Dataset records:
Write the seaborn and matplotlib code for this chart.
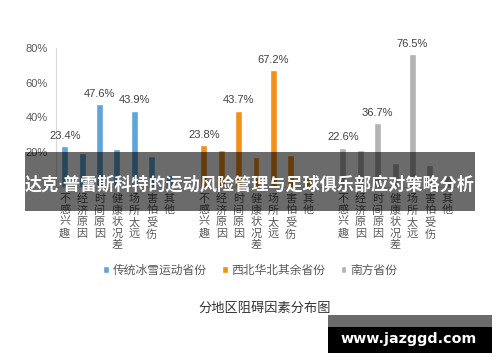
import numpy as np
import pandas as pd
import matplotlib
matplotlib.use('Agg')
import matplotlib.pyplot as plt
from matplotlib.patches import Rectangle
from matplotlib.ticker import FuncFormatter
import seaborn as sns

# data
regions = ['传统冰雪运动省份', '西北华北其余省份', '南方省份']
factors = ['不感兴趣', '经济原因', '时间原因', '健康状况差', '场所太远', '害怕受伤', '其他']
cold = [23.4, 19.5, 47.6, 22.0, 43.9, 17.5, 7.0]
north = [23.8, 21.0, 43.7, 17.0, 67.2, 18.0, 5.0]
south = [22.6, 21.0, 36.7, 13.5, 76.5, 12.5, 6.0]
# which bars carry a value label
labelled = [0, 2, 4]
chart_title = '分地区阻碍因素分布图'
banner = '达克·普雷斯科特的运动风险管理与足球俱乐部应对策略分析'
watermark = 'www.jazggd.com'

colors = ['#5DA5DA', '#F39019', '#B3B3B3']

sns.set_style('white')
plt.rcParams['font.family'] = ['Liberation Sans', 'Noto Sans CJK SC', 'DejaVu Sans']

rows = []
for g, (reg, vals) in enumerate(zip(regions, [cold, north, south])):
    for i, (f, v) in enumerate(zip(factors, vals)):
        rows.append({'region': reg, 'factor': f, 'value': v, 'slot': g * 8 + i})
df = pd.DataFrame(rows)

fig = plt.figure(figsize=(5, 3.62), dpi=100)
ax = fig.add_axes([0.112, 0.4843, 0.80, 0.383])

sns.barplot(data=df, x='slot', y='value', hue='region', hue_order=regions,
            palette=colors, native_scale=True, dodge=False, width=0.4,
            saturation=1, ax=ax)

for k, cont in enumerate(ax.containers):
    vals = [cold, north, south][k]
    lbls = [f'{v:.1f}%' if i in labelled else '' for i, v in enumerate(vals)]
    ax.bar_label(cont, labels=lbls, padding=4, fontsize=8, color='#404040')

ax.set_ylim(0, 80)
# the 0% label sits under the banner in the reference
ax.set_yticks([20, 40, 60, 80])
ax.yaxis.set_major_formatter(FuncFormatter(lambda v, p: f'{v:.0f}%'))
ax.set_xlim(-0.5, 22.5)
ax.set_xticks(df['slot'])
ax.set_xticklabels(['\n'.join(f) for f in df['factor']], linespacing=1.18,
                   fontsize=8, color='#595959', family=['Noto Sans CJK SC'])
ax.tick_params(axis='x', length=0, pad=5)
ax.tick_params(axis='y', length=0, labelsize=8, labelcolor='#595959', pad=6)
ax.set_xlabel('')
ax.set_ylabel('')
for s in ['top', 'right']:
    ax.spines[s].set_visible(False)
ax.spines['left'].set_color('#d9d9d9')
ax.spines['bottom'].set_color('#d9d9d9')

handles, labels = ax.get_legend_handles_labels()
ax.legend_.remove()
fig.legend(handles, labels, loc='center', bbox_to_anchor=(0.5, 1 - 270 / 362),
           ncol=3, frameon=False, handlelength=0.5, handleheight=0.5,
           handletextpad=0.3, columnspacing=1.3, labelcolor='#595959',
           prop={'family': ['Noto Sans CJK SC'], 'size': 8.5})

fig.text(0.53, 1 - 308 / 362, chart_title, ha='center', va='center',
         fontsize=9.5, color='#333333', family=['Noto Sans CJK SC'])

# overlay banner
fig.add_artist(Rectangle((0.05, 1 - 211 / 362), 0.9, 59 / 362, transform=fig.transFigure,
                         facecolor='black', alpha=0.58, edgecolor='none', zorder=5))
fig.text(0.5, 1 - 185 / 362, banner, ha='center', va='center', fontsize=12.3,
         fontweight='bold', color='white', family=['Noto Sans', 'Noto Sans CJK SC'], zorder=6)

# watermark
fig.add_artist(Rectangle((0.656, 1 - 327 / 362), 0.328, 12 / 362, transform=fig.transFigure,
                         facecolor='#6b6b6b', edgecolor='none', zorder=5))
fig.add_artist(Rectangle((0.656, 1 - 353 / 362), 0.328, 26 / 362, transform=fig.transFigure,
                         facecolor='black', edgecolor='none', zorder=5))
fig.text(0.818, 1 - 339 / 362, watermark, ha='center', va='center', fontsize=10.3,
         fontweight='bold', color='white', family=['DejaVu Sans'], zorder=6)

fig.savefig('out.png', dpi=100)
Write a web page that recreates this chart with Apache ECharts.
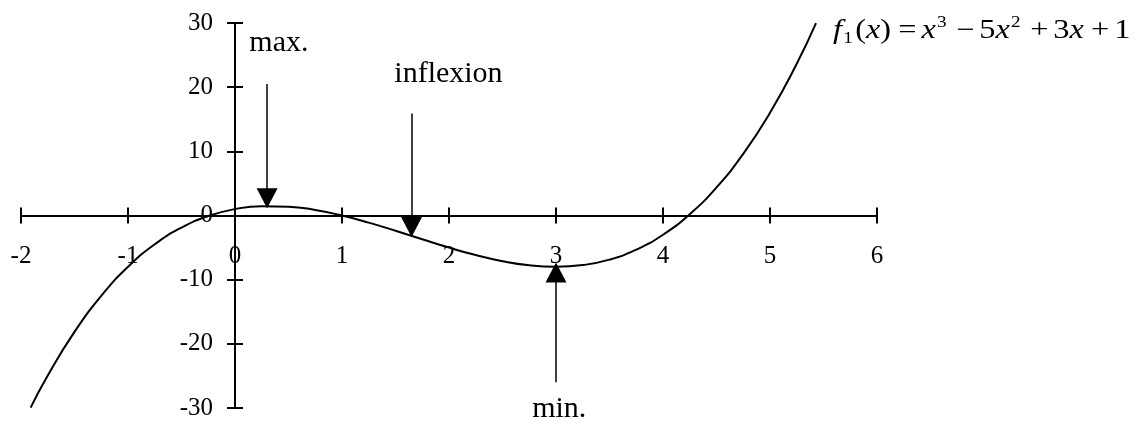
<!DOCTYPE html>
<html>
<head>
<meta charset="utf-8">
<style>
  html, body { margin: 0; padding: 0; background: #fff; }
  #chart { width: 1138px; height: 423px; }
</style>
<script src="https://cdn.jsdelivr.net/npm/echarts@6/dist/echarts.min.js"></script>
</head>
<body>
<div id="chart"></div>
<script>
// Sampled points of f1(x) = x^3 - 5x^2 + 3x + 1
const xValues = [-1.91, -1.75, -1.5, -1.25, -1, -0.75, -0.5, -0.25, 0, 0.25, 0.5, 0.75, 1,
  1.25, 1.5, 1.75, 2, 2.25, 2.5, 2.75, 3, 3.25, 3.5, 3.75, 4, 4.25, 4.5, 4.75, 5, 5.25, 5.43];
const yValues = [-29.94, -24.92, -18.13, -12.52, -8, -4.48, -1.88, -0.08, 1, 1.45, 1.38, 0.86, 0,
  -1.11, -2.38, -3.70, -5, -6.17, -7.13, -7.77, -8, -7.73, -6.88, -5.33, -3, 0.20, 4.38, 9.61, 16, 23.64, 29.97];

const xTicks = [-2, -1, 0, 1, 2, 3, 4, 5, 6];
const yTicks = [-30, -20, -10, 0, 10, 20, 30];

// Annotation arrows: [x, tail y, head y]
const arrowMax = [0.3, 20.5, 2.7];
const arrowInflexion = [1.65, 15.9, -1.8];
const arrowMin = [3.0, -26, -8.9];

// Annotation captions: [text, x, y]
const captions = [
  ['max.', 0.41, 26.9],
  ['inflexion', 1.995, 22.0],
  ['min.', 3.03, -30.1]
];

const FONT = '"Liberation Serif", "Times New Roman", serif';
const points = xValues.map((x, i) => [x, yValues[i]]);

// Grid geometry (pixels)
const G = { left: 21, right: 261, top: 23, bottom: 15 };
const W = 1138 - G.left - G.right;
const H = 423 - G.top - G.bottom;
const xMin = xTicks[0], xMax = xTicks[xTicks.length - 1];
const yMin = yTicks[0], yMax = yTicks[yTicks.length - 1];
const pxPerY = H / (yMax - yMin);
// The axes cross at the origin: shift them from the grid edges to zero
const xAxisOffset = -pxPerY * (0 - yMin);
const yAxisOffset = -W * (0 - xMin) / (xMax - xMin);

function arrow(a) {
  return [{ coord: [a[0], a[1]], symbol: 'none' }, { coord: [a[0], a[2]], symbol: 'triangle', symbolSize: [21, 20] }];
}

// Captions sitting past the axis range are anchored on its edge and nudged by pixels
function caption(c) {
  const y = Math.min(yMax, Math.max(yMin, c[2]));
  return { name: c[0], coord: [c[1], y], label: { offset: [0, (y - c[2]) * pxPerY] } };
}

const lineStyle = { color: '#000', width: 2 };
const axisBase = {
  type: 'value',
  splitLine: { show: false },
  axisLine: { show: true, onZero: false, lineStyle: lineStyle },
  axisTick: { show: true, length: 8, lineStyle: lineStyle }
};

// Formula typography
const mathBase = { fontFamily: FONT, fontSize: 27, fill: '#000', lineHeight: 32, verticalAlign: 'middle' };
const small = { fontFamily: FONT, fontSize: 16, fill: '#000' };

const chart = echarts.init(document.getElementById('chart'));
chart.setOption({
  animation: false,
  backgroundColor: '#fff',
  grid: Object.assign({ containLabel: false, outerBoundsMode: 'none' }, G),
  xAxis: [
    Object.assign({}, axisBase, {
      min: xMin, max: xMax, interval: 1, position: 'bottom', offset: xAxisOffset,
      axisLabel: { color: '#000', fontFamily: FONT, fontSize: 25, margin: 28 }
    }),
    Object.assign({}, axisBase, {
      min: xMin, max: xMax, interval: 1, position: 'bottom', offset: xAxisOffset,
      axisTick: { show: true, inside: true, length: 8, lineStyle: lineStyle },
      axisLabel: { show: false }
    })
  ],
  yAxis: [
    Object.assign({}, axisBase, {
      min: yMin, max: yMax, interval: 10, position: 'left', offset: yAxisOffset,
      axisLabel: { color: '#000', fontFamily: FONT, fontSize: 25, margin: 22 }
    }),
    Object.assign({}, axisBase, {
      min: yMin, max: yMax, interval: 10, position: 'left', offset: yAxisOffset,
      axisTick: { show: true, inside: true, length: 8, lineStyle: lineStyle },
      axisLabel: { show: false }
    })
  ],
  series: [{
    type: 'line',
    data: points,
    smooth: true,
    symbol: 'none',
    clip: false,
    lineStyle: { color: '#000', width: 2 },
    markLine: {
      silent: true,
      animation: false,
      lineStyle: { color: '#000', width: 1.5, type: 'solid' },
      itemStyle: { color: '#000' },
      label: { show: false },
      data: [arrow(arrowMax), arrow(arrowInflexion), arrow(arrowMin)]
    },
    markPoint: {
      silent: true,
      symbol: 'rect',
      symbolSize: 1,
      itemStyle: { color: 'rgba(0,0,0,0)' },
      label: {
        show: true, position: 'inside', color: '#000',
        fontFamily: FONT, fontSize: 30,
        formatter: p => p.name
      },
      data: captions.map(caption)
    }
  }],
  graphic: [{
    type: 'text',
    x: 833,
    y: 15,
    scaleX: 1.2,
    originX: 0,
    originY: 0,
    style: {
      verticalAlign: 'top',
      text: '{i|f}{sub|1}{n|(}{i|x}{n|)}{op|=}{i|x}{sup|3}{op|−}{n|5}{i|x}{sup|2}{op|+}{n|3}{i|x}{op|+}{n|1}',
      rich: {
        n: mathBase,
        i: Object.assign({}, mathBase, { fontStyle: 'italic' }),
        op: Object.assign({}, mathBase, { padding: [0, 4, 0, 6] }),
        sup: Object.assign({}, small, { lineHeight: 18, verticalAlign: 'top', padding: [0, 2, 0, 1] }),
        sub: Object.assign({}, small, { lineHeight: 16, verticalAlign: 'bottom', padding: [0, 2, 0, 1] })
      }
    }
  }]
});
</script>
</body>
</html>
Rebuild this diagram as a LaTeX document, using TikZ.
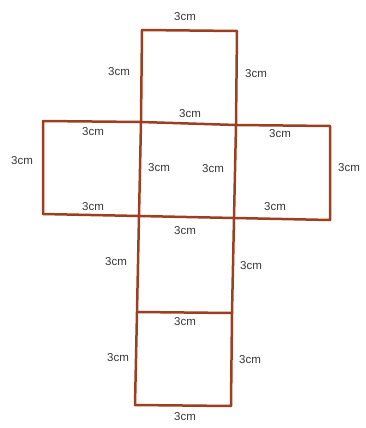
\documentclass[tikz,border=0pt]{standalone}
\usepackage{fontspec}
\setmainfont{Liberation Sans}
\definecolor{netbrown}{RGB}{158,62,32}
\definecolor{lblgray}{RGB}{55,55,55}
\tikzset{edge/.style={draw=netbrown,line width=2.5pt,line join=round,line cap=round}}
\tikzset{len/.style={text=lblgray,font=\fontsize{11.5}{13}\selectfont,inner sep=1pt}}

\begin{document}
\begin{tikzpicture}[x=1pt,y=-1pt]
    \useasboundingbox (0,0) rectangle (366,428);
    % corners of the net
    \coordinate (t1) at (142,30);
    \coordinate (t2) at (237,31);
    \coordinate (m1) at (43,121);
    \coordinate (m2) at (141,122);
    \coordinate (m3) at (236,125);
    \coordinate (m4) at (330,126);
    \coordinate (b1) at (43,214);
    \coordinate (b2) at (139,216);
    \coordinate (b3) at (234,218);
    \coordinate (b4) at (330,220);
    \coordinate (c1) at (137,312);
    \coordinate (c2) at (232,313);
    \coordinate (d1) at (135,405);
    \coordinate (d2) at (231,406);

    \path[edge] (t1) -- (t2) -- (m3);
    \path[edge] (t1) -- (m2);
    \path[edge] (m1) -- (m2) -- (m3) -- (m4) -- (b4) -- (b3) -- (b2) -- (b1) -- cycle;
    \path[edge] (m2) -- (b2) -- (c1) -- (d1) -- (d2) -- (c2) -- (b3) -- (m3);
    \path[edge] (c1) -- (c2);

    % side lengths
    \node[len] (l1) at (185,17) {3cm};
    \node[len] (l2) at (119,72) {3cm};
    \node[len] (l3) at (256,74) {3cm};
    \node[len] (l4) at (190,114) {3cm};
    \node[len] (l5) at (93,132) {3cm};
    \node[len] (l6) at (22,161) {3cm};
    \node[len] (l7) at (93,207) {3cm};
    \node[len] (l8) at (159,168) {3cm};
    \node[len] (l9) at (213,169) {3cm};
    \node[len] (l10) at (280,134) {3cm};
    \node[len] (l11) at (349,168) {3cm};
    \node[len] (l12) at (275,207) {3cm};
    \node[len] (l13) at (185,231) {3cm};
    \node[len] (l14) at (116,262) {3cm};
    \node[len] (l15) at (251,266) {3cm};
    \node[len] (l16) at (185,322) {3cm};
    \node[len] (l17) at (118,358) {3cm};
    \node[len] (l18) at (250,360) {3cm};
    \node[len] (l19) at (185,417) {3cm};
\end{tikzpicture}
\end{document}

_THE EXERCISE_
Begin at the top of the material above and output each line exactly, stopping after the line that holds "padding=4, fontsize=8, color='#404040')". Leave out pictures.

_FINISHED TASK_
Write the seaborn and matplotlib code for this chart.
import numpy as np
import pandas as pd
import matplotlib
matplotlib.use('Agg')
import matplotlib.pyplot as plt
from matplotlib.patches import Rectangle
from matplotlib.ticker import FuncFormatter
import seaborn as sns

# data
regions = ['传统冰雪运动省份', '西北华北其余省份', '南方省份']
factors = ['不感兴趣', '经济原因', '时间原因', '健康状况差', '场所太远', '害怕受伤', '其他']
cold = [23.4, 19.5, 47.6, 22.0, 43.9, 17.5, 7.0]
north = [23.8, 21.0, 43.7, 17.0, 67.2, 18.0, 5.0]
south = [22.6, 21.0, 36.7, 13.5, 76.5, 12.5, 6.0]
# which bars carry a value label
labelled = [0, 2, 4]
chart_title = '分地区阻碍因素分布图'
banner = '达克·普雷斯科特的运动风险管理与足球俱乐部应对策略分析'
watermark = 'www.jazggd.com'

colors = ['#5DA5DA', '#F39019', '#B3B3B3']

sns.set_style('white')
plt.rcParams['font.family'] = ['Liberation Sans', 'Noto Sans CJK SC', 'DejaVu Sans']

rows = []
for g, (reg, vals) in enumerate(zip(regions, [cold, north, south])):
    for i, (f, v) in enumerate(zip(factors, vals)):
        rows.append({'region': reg, 'factor': f, 'value': v, 'slot': g * 8 + i})
df = pd.DataFrame(rows)

fig = plt.figure(figsize=(5, 3.62), dpi=100)
ax = fig.add_axes([0.112, 0.4843, 0.80, 0.383])

sns.barplot(data=df, x='slot', y='value', hue='region', hue_order=regions,
            palette=colors, native_scale=True, dodge=False, width=0.4,
            saturation=1, ax=ax)

for k, cont in enumerate(ax.containers):
    vals = [cold, north, south][k]
    lbls = [f'{v:.1f}%' if i in labelled else '' for i, v in enumerate(vals)]
    ax.bar_label(cont, labels=lbls, padding=4, fontsize=8, color='#404040')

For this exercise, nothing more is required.